A while back the Ambassador of Colombia to Brussels had sent a letter requesting that we provide some briefings for officers from the Escuela superior de Guerra de Colombia. I was passed the tasker and began to organize everything into place. I was sitting in my office awaiting their call, even though its late June it was overcast, rainy, and 17 degrees. My phone rings, its one of the speakers I’ve got planned, he’s called to say the Colombians are at the gate and that security has no idea who they are.
Running down with the secretary we arrive at the gate where firstly we cannot find the Colombians, they had apparently taken refuge from the rotten weather inside their van.
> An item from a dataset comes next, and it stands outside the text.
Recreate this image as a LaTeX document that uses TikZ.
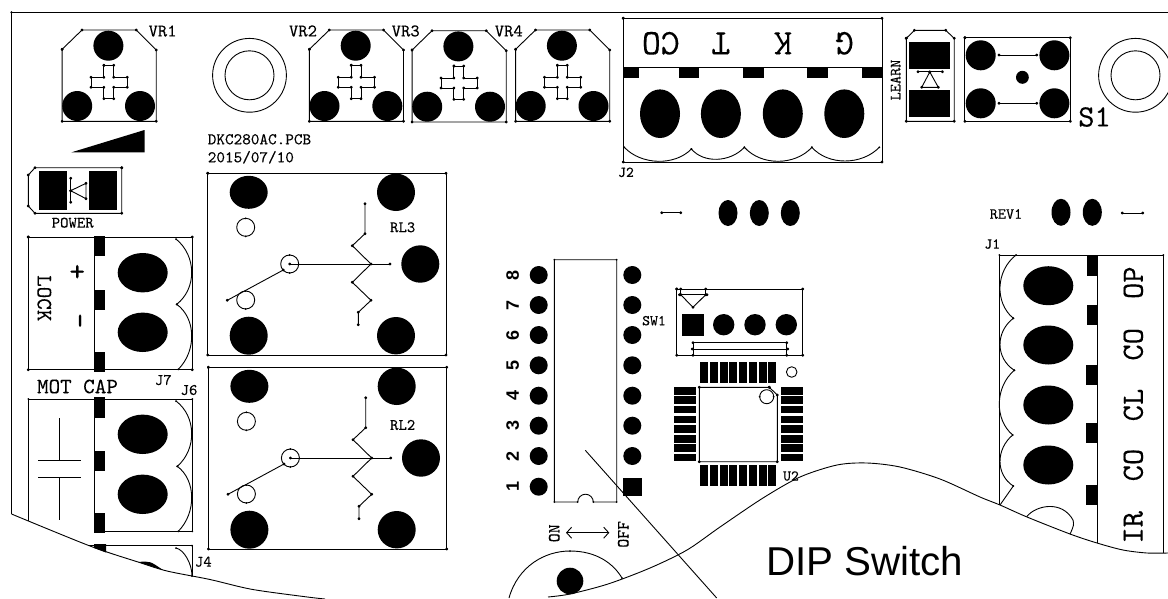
\documentclass[tikz,border=0pt]{standalone}
\usepackage{fontspec}
\setsansfont{Liberation Sans}
\setmonofont[FakeBold=0.15]{lmmono10-regular.otf}
\usetikzlibrary{arrows.meta,calc}
\tikzset{
  ln/.style={line width=0.9pt,black,line join=round},
  dotln/.style={ln,mark=*,mark size=1pt,mark options={fill=black,solid}},
  lab/.style={inner sep=0pt,outer sep=0pt,anchor=center,font=\ttfamily},
  sans/.style={inner sep=0pt,outer sep=0pt,anchor=center,font=\sffamily}
}
% polyline with a dot on each vertex
\newcommand\pl[1]{\draw[dotln] plot coordinates {#1};}
\newcommand\rb[4]{\draw[dotln] plot coordinates {(#1,#2) (#3,#2) (#3,#4) (#1,#4) (#1,#2)};}
\newcommand\pad[4]{\fill[black] (#1,#2) ellipse [x radius=#3,y radius=#4];}
\newcommand\cir[3]{\draw[ln] (#1,#2) circle [radius=#3];\foreach \aa in {90,270}{\fill ($(#1,#2)+(\aa:#3)$) circle [radius=1];}}
\newcommand\blk[4]{\fill[black] (#1,#2) rectangle (#3,#4);}
% arc from a to b through apex p, dots on both ends
\newcommand\arcq[6]{\draw[ln] (#1,#2) .. controls ({#1+0.25*(#3-#1)+1.333*(#5-(#1+#3)/2)},{#2+0.25*(#4-#2)+1.333*(#6-(#2+#4)/2)}) and ({#3-0.25*(#3-#1)+1.333*(#5-(#1+#3)/2)},{#4-0.25*(#4-#2)+1.333*(#6-(#2+#4)/2)}) .. (#3,#4);
  \fill (#1,#2) circle [radius=1];\fill (#3,#4) circle [radius=1];}
% name, x, y, size, rotation, text
\newcommand\tx[6]{\node[lab,rotate=#5] (#1) at (#2,#3) {\fontsize{#4}{#4}\selectfont #6};}
% potentiometer
\newcommand\pot[2]{\begin{scope}[shift={(#1,#2)}]
  \pl{(62.1,49.3) (82,30) (136.3,30) (156.2,50) (156.2,121.3) (62.1,121.3) (62.1,49.3)}
  \pad{108.4}{45.7}{15}{15}\pad{77.2}{106}{15}{15}\pad{140}{106}{15}{15}
  \pl{(103.9,65.3) (113.7,65.3) (113.7,77.3) (127.2,77.3) (127.2,87.3) (113.7,87.3) (113.7,98.7) (103.9,98.7) (103.9,87.3) (91,87.3) (91,77.3) (103.9,77.3) (103.9,65.3)}
\end{scope}}
% relay
\newcommand\relay[2]{\begin{scope}[shift={(#1,#2)}]
  \rb{207.7}{173.3}{446}{355}
  \pad{248.7}{192.3}{19}{16.5}\pad{396}{192.3}{19}{18.7}\pad{420.3}{264}{19}{18.7}
  \pad{248.7}{335.7}{19}{19}\pad{396}{335.7}{19}{18.7}
  \cir{245.7}{227.3}{9}\cir{245.7}{300}{9}\cir{289.7}{264}{9}
  \pl{(227.3,300.3) (283.3,270)}
  \pl{(289.7,264) (390,264)}
  \pl{(365,203.7) (365,233.7) (352.3,245.7) (371,264) (352.3,282.3) (371,300.3) (358.3,312.3) (358.3,324.7)}
\end{scope}}
\begin{document}
\begin{tikzpicture}[x=1pt,y=-1pt]
\useasboundingbox (0,0) rectangle (1168,598);
\clip (0,0) rectangle (1168,598);
% frame and outline cloud
\draw[ln] (1168,12.4) -- (11.5,12.4) -- (11.5,514);
\fill (11.5,12.4) circle [radius=1.2];
\draw[ln] plot[smooth,tension=0.5] coordinates {(11.5,514) (90,546) (138,562) (167,571) (210,579.5) (251.7,589.3) (305,596.7) (325,599)};
\draw[ln] plot[smooth,tension=0.5] coordinates {(548,597) (570,594) (608,584) (650,568) (687,550) (720,527) (763,498) (800,477) (837,465) (867,463) (900,467) (940,479) (980,497) (1000,505) (1027,517) (1070,534) (1097,543) (1123,550) (1147,553) (1168,553)};
% pots
\pot{0}{0}\pot{247.3}{0}\pot{350}{0.7}\pot{453.5}{0}
\tx{vrone}{162.6}{31}{17.8}{0}{VR1}
\tx{vrtwo}{303}{31}{17.8}{0}{VR2}
\tx{vrthree}{405.7}{31}{17.8}{0}{VR3}
\tx{vrfour}{508.8}{31}{17.8}{0}{VR4}
% mounting holes
\draw[ln] (249.5,75.3) circle [radius=36.9] (249.5,75.3) circle [radius=24.5];
\draw[ln] (1135.5,75.3) circle [radius=36.9] (1135.5,75.3) circle [radius=24.5];
% ramp
\fill (71.5,152.3) -- (144.5,130) -- (144.5,152.3) -- cycle;
\node[lab,anchor=west] (pcb) at (207.8,139.3) {\fontsize{16.4}{16.4}\selectfont DKC280AC.PCB};
\node[lab,anchor=west] (date) at (207.8,157.3) {\fontsize{16.4}{16.4}\selectfont 2015/07/10};
% power
\pl{(121.7,167.7) (35,167.7) (28.3,175) (28.3,206) (35,213.3) (121.7,213.3) (121.7,167.7)}
\blk{39}{171}{66.7}{210}\blk{89.3}{171}{117}{210}
\pl{(70.7,178.3) (70.7,202.3)}
\pl{(70.7,190.7) (86,183.3) (86,198.7) (70.7,190.7)}
\tx{power}{72.7}{222.7}{16}{0}{POWER}
% J7
\rb{28.3}{237}{192.3}{369.7}
\draw[ln] (94.7,237) -- (94.7,369.7);
\blk{94.3}{236}{105}{256}\blk{94.3}{290}{105}{310}\blk{94.3}{352}{105}{372}
\pad{142.7}{272.7}{25}{19.7}\pad{142.7}{332.3}{25}{19.7}
\arcq{176}{239}{176.7}{304.3}{191.7}{272}
\arcq{176.7}{304.3}{178.3}{369.3}{191.7}{335}
\tx{lock}{44.3}{298.3}{22}{-90}{LOCK}
\tx{plus}{76}{271.7}{30}{-90}{+}
\tx{minus}{76}{320.7}{30}{-90}{–}
\tx{mot}{77.5}{386.5}{22}{0}{MOT CAP}
\tx{jseven}{163.3}{380}{16}{0}{J7}
\tx{jsix}{189}{390}{16}{0}{J6}
% J6
\draw[ln] (28.3,521) -- (28.3,399) -- (192.3,399) -- (192.3,531.3) -- (94.7,531.3);
\fill (28.3,399) circle [radius=1];\fill (192.3,399) circle [radius=1];\fill (192.3,531.3) circle [radius=1];
\draw[ln] (94.7,399) -- (94.7,531.3);
\blk{94.3}{397.3}{105}{418}\blk{94.3}{451}{105}{471}\blk{94.3}{512.7}{105}{532.7}
\pad{142.7}{434.3}{25}{19.7}\pad{142.7}{494.3}{25}{19.7}
\arcq{176}{401}{177.3}{466.3}{191.7}{433}
\arcq{177.3}{466.3}{178.3}{531.3}{191.7}{497}
\draw[ln] (59.3,418.3) -- (59.3,460.3) (38.3,460.3) -- (80.7,460.3) (38.3,477.7) -- (80.7,477.7) (59.3,477.7) -- (59.3,520);
% J4
\draw[ln] (88,545.7) -- (192,545.7) -- (192,576);
\fill (192,545.7) circle [radius=1];
\arcq{176}{548}{192}{576}{187}{558}
\fill (94,544) -- (106,544) -- (106,552.5) -- (94,548) -- cycle;
\fill (138,562) .. controls (150,561) .. (163,570) -- cycle;
\tx{jfour}{203.3}{561.7}{16}{0}{J4}
% relays
\relay{0}{0}\relay{0.7}{194}
\tx{rlthree}{402.7}{227.3}{16}{0}{RL3}
\tx{rltwo}{402.7}{425}{16}{0}{RL2}
% J2
\rb{623.2}{18.3}{882}{162}
\draw[ln] (623.2,67.3) -- (882,67.3);
\blk{623.2}{67.3}{638.7}{78}\blk{678.5}{67.3}{699}{78}\blk{743}{67.3}{764}{78}\blk{807}{67.3}{828}{78}\blk{862}{67.3}{883}{78}
\pad{660}{113.7}{20}{24.3}\pad{720.9}{113.7}{20}{24.3}\pad{782.8}{113.7}{20}{24.3}\pad{844.3}{113.7}{20}{24.3}
\arcq{624.3}{147.3}{691.4}{149}{658}{161.3}
\arcq{691.4}{149}{744.4}{147.3}{717}{159.3}
\arcq{744.4}{147.3}{811.9}{147.3}{778}{161.3}
\arcq{811.9}{147.3}{879.3}{147.3}{845}{161}
\tx{coa}{660.8}{43.3}{36}{180}{CO}
\tx{tt}{720.8}{43.3}{36}{180}{T}
\tx{kk}{782.8}{43.3}{36}{180}{K}
\tx{gg}{844.3}{43.3}{36}{180}{G}
\tx{jtwo}{626}{172.3}{15}{0}{J2}
% learn
\tx{learn}{895.5}{80}{15.5}{90}{LEARN}
\pl{(906.3,38.3) (914.4,30.3) (945.7,30.3) (954.2,38.3) (954.2,121.3) (906.3,121.3) (906.3,38.3)}
\blk{908.8}{42}{950.1}{68.7}\blk{908.8}{90}{950.1}{116.7}
\pl{(918,71.7) (942.4,71.7)}
\pl{(929.8,72) (921.7,87.3) (938.3,87.3) (929.8,72)}
% S1
\rb{964.9}{37.7}{1070.3}{121.3}
\pad{980.7}{55.3}{15}{15}\pad{1054.4}{55.3}{15}{15}\pad{980.7}{103.3}{15}{15}\pad{1054.4}{103.3}{15}{15}
\pad{1022.4}{77.3}{6.4}{6.5}
\pl{(999,55) (1036.7,55)}
\pl{(999,103.3) (1036.7,103.3)}
\tx{sone}{1094.5}{117}{31}{0}{S1}
% row pads
\pl{(661.7,212.7) (680.7,212.7)}
\pad{728}{213}{9.5}{13}\pad{759.3}{213}{9.5}{13}\pad{790.3}{213}{9.5}{13}
\tx{rev}{1006}{214}{15.5}{0}{REV1}
\pad{1061}{212.3}{9.5}{13.5}\pad{1092.3}{212.3}{9.5}{13.5}
\pl{(1122.3,213) (1142.7,213)}
% J1
\tx{jone}{992.3}{244}{15}{0}{J1}
\draw[ln] (999.3,505) -- (999.3,255) -- (1163.3,255) -- (1163.3,552.7);
\fill (999.3,255) circle [radius=1];\fill (1163.3,255) circle [radius=1];
\draw[ln] (1097.3,255) -- (1097.3,542.7);
\blk{1087}{256}{1098}{276}\blk{1087}{305}{1098}{325}\blk{1086}{365}{1097.3}{385}\blk{1086}{423.3}{1097.3}{443.3}\blk{1086}{485}{1097.3}{505}
\pad{1048.3}{285.7}{25}{19.5}\pad{1048.3}{345}{25}{19.5}\pad{1048.3}{405}{25}{19.5}\pad{1048.3}{465}{25}{19.5}
\arcq{1016}{255}{1013.3}{318.3}{1000}{286.7}
\arcq{1013.3}{318.3}{1014.3}{370.3}{1000}{345}
\arcq{1014.3}{370.3}{1012.7}{435}{999.3}{403}
\arcq{1012.7}{435}{1013.3}{486}{1000}{461.7}
\draw[ln] (1013.3,486) -- (1000,505);
\draw[ln] (1026.7,516.7) .. controls (1036,505) and (1062,500) .. (1073,520) .. controls (1074,525) .. (1070,534.3);
\tx{op}{1133.3}{282.7}{31}{90}{OP}
\tx{cob}{1133.3}{344.3}{31}{90}{CO}
\tx{cl}{1133.3}{405}{31}{90}{CL}
\tx{coc}{1133.3}{465}{31}{90}{CO}
\tx{ir}{1133.3}{527.3}{31}{90}{IR}
% SW1
\draw[ln] (554.3,502) -- (554.3,259.7) -- (616.7,259.7) -- (616.7,502) -- (593.3,502) arc [start angle=0,end angle=-180,radius=7.8] -- (554.3,502);
\foreach \p in {(554.3,502),(554.3,259.7),(616.7,259.7),(616.7,502),(593.3,502),(577.7,502)}{\fill \p circle [radius=1];}
\foreach \y/\d in {275/8,305/7,335/6,365.3/5,395.7/4,425.7/3,456/2,486.7/1}{
  \pad{538.7}{\y}{9}{9}
  \node[sans,rotate=90] (dig\d) at (512.7,\y) {\fontsize{18}{18}\selectfont\bfseries \d};
}
\foreach \y in {275,305,335,365.3,395.7,425.7,456}{\pad{632.3}{\y}{9}{9}}
\blk{623.3}{478}{642}{495.7}
\tx{swone}{654}{320.7}{15}{0}{SW1}
\draw[ln] (585.3,450.3) -- (716.7,598);
\tx{on}{554.3}{533.3}{17}{90}{ON}
\tx{off}{623.3}{534.3}{17}{90}{OFF}
\coordinate (aa) at (566,532.7);\coordinate (ab) at (609.3,532.7);
\draw[ln,{Straight Barb[length=5pt,width=11pt]}-{Straight Barb[length=5pt,width=11pt]}] (aa) -- (ab);
\draw[ln] (509,598) .. controls (518,566) and (545,551) .. (570,551) .. controls (596,551) and (613,563) .. (622,578);
\fill (570,551) circle [radius=1];\fill (622,578) circle [radius=1];
\pad{570}{581}{13.3}{13.3}
% J3 block
\rb{676.7}{289}{802.7}{355.3}
\pl{(680.7,289) (680.7,294.7)}
\pl{(705.7,289) (705.7,294.7)}
\pl{(679.5,294.7) (707,294.7)}
\pl{(680.7,294.7) (693,307.3) (705.7,294.7)}
\blk{682}{314.3}{704}{336}
\pad{723.7}{324.7}{10.7}{10.7}\pad{755}{324.7}{10.7}{10.7}\pad{786.3}{324.7}{10.7}{10.7}
\pl{(693,355.3) (693,342.7) (786.7,342.7) (786.7,355.3)}
\pl{(692.3,349) (787.7,349)}
% U2
\foreach \i in {0,...,7}{
  \blk{700+\i*9.75}{362}{708+\i*9.75}{383.3}
  \blk{700+\i*9.75}{465}{708+\i*9.75}{486}
}
\foreach \a/\b in {387/395,396/404.3,406/413.3,415.7/423.3,425/433.3,435/442.7,444/452,454/461.3}{
  \blk{674}{\a}{696}{\b}\blk{780.7}{\a}{802.7}{\b}
}
\pl{(769.3,387.3) (699.3,387.3) (699.3,461.7) (777.3,461.7) (777.3,395) (769.3,387.3)}
\draw[ln] (766.7,396.7) circle [radius=7];
\fill (759.7,396.7) circle [radius=1];\fill (773.7,396.7) circle [radius=1];
\draw[ln] (791.7,372) circle [radius=5.3];
\tx{utwo}{791}{476}{15}{0}{U2}
\node[sans] (dip) at (864.7,561) {\fontsize{40.3}{40.3}\selectfont DIP Switch};
\end{tikzpicture}
\end{document}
I call up a senior fellow in security and am sufficiently stressed to use my French without the usual self-consciousness of how bad my accent must sound. Having cleared the issue the Colombians are passed through security and brought to the conference room.
The presentation goes smoothly, all the usual messages and so its maybe just a little dull. I had arranged one of the speakers, a Colonel from Spain, to deliver his speech in Spanish which they seemed more responsive to. At the end of the brief a Colombian Navy Captain thanked us on behalf of the Country, the President, themselves, etc, and presented some medals to the speakers, engraved with their Colombian Army’s coat of arms.
I escort the embassy’s Counselor and the delegation, half a dozen Colonels and a one star general, back to the main gate as it starts to rain, welcoming them to Brussels in June. At the gate the Navy Captain also hands me a medal and thanks me for my help, I shake their hands and see them off, happy to have my first IR trinket.